Not if you have the intake fans filtered, as they are in my PC case (have a
look at a Thermaltake Xaser III)
In my case it has nothing at all to do with defective hardware. The memory
passes extensive testing with Memtest, the HDD's pass their fitness tests as
does any other part that I can reasonably test WITHOUT wasting hours testing
each part down to component level.
You don't listen to others, do you? I stated in my previous reply that I
have built plenty of PC's with only two fans.
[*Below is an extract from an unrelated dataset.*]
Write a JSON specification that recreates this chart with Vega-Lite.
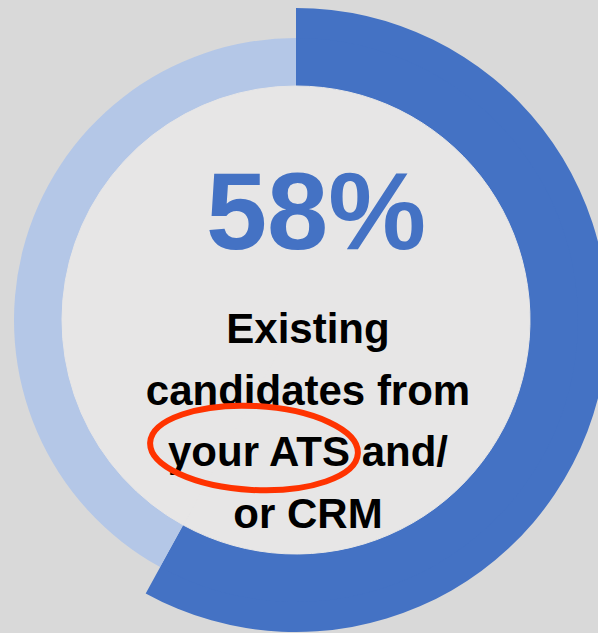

I even accept the fact that
its perfectly possible to build a PC with no fans, provided the box isn't
full of heat generating extra parts, like mine is.
As I said, with one HDD, one optical, non-overclocked CPU and memory and an
average video card, your one or two fans theory, is perfectly possible, but
in my PC it isn't because of all the extra (heat generating parts) parts.
And I don't need science to tell me what I can clearly see for myself.
But my main point still stands - you can't just genralise on these things
the way you originally did. Every case is different.
w_tom said:Don't insult others by bottom posting to make posts
difficult to read. Wading through old and now irrelevant
information is both intentionally and obviously wasteful. Or
learn what top poster do - be tolerant of the intolerant - and
ignore their misguided bottom posting.